--- start ---

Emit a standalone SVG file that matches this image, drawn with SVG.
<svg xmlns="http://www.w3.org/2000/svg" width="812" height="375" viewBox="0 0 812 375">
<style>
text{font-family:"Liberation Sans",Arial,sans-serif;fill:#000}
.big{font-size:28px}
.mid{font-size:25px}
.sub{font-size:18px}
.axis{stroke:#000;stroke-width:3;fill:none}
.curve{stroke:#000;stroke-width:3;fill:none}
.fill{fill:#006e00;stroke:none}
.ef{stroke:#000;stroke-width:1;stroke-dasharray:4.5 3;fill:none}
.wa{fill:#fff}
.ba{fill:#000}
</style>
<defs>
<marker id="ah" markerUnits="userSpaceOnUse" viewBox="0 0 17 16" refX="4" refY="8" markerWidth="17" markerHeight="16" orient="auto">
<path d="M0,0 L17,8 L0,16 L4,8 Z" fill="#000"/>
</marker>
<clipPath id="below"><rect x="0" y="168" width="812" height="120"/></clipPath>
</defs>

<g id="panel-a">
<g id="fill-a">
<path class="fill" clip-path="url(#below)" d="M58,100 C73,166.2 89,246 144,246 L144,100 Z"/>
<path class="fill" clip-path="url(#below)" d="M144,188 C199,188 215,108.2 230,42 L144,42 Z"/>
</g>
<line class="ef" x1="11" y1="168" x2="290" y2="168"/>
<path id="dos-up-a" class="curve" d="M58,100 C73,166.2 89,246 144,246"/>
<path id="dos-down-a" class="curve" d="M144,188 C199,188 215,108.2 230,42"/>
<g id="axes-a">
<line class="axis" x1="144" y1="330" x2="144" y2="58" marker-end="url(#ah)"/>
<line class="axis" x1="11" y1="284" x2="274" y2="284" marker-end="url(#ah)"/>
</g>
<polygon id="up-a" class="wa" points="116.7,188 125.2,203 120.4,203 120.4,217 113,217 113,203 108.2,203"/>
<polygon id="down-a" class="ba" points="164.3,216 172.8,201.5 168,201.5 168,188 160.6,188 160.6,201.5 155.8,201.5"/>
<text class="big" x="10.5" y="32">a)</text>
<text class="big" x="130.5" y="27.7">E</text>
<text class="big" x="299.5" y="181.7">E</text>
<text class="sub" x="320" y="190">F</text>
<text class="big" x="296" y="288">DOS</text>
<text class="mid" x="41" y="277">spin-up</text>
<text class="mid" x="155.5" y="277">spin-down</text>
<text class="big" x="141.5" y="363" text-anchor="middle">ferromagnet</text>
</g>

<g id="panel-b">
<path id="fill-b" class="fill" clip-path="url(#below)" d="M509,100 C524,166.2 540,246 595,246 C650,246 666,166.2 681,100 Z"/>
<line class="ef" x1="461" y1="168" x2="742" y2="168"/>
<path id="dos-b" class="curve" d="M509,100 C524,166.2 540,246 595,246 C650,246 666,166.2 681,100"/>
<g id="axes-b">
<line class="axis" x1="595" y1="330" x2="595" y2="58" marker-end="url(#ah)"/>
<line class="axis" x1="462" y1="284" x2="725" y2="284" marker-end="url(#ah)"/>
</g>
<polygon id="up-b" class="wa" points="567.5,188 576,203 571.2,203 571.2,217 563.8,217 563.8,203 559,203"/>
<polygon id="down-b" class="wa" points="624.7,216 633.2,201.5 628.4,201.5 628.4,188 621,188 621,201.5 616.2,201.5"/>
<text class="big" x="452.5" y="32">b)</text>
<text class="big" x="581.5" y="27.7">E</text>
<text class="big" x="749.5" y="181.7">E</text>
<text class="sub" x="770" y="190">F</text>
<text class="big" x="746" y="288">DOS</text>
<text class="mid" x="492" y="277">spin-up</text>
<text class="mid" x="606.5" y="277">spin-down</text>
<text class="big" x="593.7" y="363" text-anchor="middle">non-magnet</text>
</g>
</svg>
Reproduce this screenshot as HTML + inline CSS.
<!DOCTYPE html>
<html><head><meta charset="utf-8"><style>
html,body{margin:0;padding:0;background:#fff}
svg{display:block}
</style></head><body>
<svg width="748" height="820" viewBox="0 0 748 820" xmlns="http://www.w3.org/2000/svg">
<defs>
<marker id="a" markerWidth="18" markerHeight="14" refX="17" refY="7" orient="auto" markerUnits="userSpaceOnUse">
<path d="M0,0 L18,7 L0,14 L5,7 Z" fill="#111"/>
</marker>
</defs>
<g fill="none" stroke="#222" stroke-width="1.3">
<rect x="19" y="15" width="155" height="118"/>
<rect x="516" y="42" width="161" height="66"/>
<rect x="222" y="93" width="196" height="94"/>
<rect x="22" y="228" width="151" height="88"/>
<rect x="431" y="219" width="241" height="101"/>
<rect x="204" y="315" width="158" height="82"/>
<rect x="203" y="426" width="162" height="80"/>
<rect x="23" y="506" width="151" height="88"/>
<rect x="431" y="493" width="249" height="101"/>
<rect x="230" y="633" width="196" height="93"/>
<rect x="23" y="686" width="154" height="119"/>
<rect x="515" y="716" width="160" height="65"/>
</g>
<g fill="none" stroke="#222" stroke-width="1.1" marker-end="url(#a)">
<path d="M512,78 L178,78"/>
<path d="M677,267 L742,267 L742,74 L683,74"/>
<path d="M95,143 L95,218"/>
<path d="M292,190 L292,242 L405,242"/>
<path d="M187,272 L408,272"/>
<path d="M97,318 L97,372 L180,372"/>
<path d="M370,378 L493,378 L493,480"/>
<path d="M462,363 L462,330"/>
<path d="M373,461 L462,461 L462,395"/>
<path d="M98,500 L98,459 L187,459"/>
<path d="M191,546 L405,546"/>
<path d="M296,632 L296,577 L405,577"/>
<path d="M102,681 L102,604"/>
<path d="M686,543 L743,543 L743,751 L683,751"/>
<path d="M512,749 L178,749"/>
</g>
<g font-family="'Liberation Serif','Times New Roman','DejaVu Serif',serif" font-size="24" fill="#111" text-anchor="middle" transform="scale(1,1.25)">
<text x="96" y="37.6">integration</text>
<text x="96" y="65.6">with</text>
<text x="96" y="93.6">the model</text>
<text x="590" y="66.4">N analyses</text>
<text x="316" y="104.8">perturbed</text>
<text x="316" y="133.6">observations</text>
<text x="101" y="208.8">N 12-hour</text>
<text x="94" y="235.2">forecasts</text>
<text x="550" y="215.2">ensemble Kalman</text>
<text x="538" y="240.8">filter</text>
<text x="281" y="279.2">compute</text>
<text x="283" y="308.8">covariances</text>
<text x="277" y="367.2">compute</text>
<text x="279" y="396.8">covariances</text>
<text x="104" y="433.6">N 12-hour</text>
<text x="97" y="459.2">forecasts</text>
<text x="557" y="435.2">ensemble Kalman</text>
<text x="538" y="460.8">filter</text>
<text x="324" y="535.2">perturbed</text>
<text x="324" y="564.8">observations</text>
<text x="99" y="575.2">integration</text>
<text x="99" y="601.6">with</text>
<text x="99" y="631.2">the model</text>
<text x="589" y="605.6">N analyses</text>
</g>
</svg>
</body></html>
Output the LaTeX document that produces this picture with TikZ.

--- end ---

WHAT IS BEING ASKED: Restate the whole listing exactly.

EXERCISE RESPONSE:
Emit a standalone SVG file that matches this image, drawn with SVG.
<svg xmlns="http://www.w3.org/2000/svg" width="812" height="375" viewBox="0 0 812 375">
<style>
text{font-family:"Liberation Sans",Arial,sans-serif;fill:#000}
.big{font-size:28px}
.mid{font-size:25px}
.sub{font-size:18px}
.axis{stroke:#000;stroke-width:3;fill:none}
.curve{stroke:#000;stroke-width:3;fill:none}
.fill{fill:#006e00;stroke:none}
.ef{stroke:#000;stroke-width:1;stroke-dasharray:4.5 3;fill:none}
.wa{fill:#fff}
.ba{fill:#000}
</style>
<defs>
<marker id="ah" markerUnits="userSpaceOnUse" viewBox="0 0 17 16" refX="4" refY="8" markerWidth="17" markerHeight="16" orient="auto">
<path d="M0,0 L17,8 L0,16 L4,8 Z" fill="#000"/>
</marker>
<clipPath id="below"><rect x="0" y="168" width="812" height="120"/></clipPath>
</defs>

<g id="panel-a">
<g id="fill-a">
<path class="fill" clip-path="url(#below)" d="M58,100 C73,166.2 89,246 144,246 L144,100 Z"/>
<path class="fill" clip-path="url(#below)" d="M144,188 C199,188 215,108.2 230,42 L144,42 Z"/>
</g>
<line class="ef" x1="11" y1="168" x2="290" y2="168"/>
<path id="dos-up-a" class="curve" d="M58,100 C73,166.2 89,246 144,246"/>
<path id="dos-down-a" class="curve" d="M144,188 C199,188 215,108.2 230,42"/>
<g id="axes-a">
<line class="axis" x1="144" y1="330" x2="144" y2="58" marker-end="url(#ah)"/>
<line class="axis" x1="11" y1="284" x2="274" y2="284" marker-end="url(#ah)"/>
</g>
<polygon id="up-a" class="wa" points="116.7,188 125.2,203 120.4,203 120.4,217 113,217 113,203 108.2,203"/>
<polygon id="down-a" class="ba" points="164.3,216 172.8,201.5 168,201.5 168,188 160.6,188 160.6,201.5 155.8,201.5"/>
<text class="big" x="10.5" y="32">a)</text>
<text class="big" x="130.5" y="27.7">E</text>
<text class="big" x="299.5" y="181.7">E</text>
<text class="sub" x="320" y="190">F</text>
<text class="big" x="296" y="288">DOS</text>
<text class="mid" x="41" y="277">spin-up</text>
<text class="mid" x="155.5" y="277">spin-down</text>
<text class="big" x="141.5" y="363" text-anchor="middle">ferromagnet</text>
</g>

<g id="panel-b">
<path id="fill-b" class="fill" clip-path="url(#below)" d="M509,100 C524,166.2 540,246 595,246 C650,246 666,166.2 681,100 Z"/>
<line class="ef" x1="461" y1="168" x2="742" y2="168"/>
<path id="dos-b" class="curve" d="M509,100 C524,166.2 540,246 595,246 C650,246 666,166.2 681,100"/>
<g id="axes-b">
<line class="axis" x1="595" y1="330" x2="595" y2="58" marker-end="url(#ah)"/>
<line class="axis" x1="462" y1="284" x2="725" y2="284" marker-end="url(#ah)"/>
</g>
<polygon id="up-b" class="wa" points="567.5,188 576,203 571.2,203 571.2,217 563.8,217 563.8,203 559,203"/>
<polygon id="down-b" class="wa" points="624.7,216 633.2,201.5 628.4,201.5 628.4,188 621,188 621,201.5 616.2,201.5"/>
<text class="big" x="452.5" y="32">b)</text>
<text class="big" x="581.5" y="27.7">E</text>
<text class="big" x="749.5" y="181.7">E</text>
<text class="sub" x="770" y="190">F</text>
<text class="big" x="746" y="288">DOS</text>
<text class="mid" x="492" y="277">spin-up</text>
<text class="mid" x="606.5" y="277">spin-down</text>
<text class="big" x="593.7" y="363" text-anchor="middle">non-magnet</text>
</g>
</svg>
Reproduce this screenshot as HTML + inline CSS.
<!DOCTYPE html>
<html><head><meta charset="utf-8"><style>
html,body{margin:0;padding:0;background:#fff}
svg{display:block}
</style></head><body>
<svg width="748" height="820" viewBox="0 0 748 820" xmlns="http://www.w3.org/2000/svg">
<defs>
<marker id="a" markerWidth="18" markerHeight="14" refX="17" refY="7" orient="auto" markerUnits="userSpaceOnUse">
<path d="M0,0 L18,7 L0,14 L5,7 Z" fill="#111"/>
</marker>
</defs>
<g fill="none" stroke="#222" stroke-width="1.3">
<rect x="19" y="15" width="155" height="118"/>
<rect x="516" y="42" width="161" height="66"/>
<rect x="222" y="93" width="196" height="94"/>
<rect x="22" y="228" width="151" height="88"/>
<rect x="431" y="219" width="241" height="101"/>
<rect x="204" y="315" width="158" height="82"/>
<rect x="203" y="426" width="162" height="80"/>
<rect x="23" y="506" width="151" height="88"/>
<rect x="431" y="493" width="249" height="101"/>
<rect x="230" y="633" width="196" height="93"/>
<rect x="23" y="686" width="154" height="119"/>
<rect x="515" y="716" width="160" height="65"/>
</g>
<g fill="none" stroke="#222" stroke-width="1.1" marker-end="url(#a)">
<path d="M512,78 L178,78"/>
<path d="M677,267 L742,267 L742,74 L683,74"/>
<path d="M95,143 L95,218"/>
<path d="M292,190 L292,242 L405,242"/>
<path d="M187,272 L408,272"/>
<path d="M97,318 L97,372 L180,372"/>
<path d="M370,378 L493,378 L493,480"/>
<path d="M462,363 L462,330"/>
<path d="M373,461 L462,461 L462,395"/>
<path d="M98,500 L98,459 L187,459"/>
<path d="M191,546 L405,546"/>
<path d="M296,632 L296,577 L405,577"/>
<path d="M102,681 L102,604"/>
<path d="M686,543 L743,543 L743,751 L683,751"/>
<path d="M512,749 L178,749"/>
</g>
<g font-family="'Liberation Serif','Times New Roman','DejaVu Serif',serif" font-size="24" fill="#111" text-anchor="middle" transform="scale(1,1.25)">
<text x="96" y="37.6">integration</text>
<text x="96" y="65.6">with</text>
<text x="96" y="93.6">the model</text>
<text x="590" y="66.4">N analyses</text>
<text x="316" y="104.8">perturbed</text>
<text x="316" y="133.6">observations</text>
<text x="101" y="208.8">N 12-hour</text>
<text x="94" y="235.2">forecasts</text>
<text x="550" y="215.2">ensemble Kalman</text>
<text x="538" y="240.8">filter</text>
<text x="281" y="279.2">compute</text>
<text x="283" y="308.8">covariances</text>
<text x="277" y="367.2">compute</text>
<text x="279" y="396.8">covariances</text>
<text x="104" y="433.6">N 12-hour</text>
<text x="97" y="459.2">forecasts</text>
<text x="557" y="435.2">ensemble Kalman</text>
<text x="538" y="460.8">filter</text>
<text x="324" y="535.2">perturbed</text>
<text x="324" y="564.8">observations</text>
<text x="99" y="575.2">integration</text>
<text x="99" y="601.6">with</text>
<text x="99" y="631.2">the model</text>
<text x="589" y="605.6">N analyses</text>
</g>
</svg>
</body></html>
Output the LaTeX document that produces this picture with TikZ.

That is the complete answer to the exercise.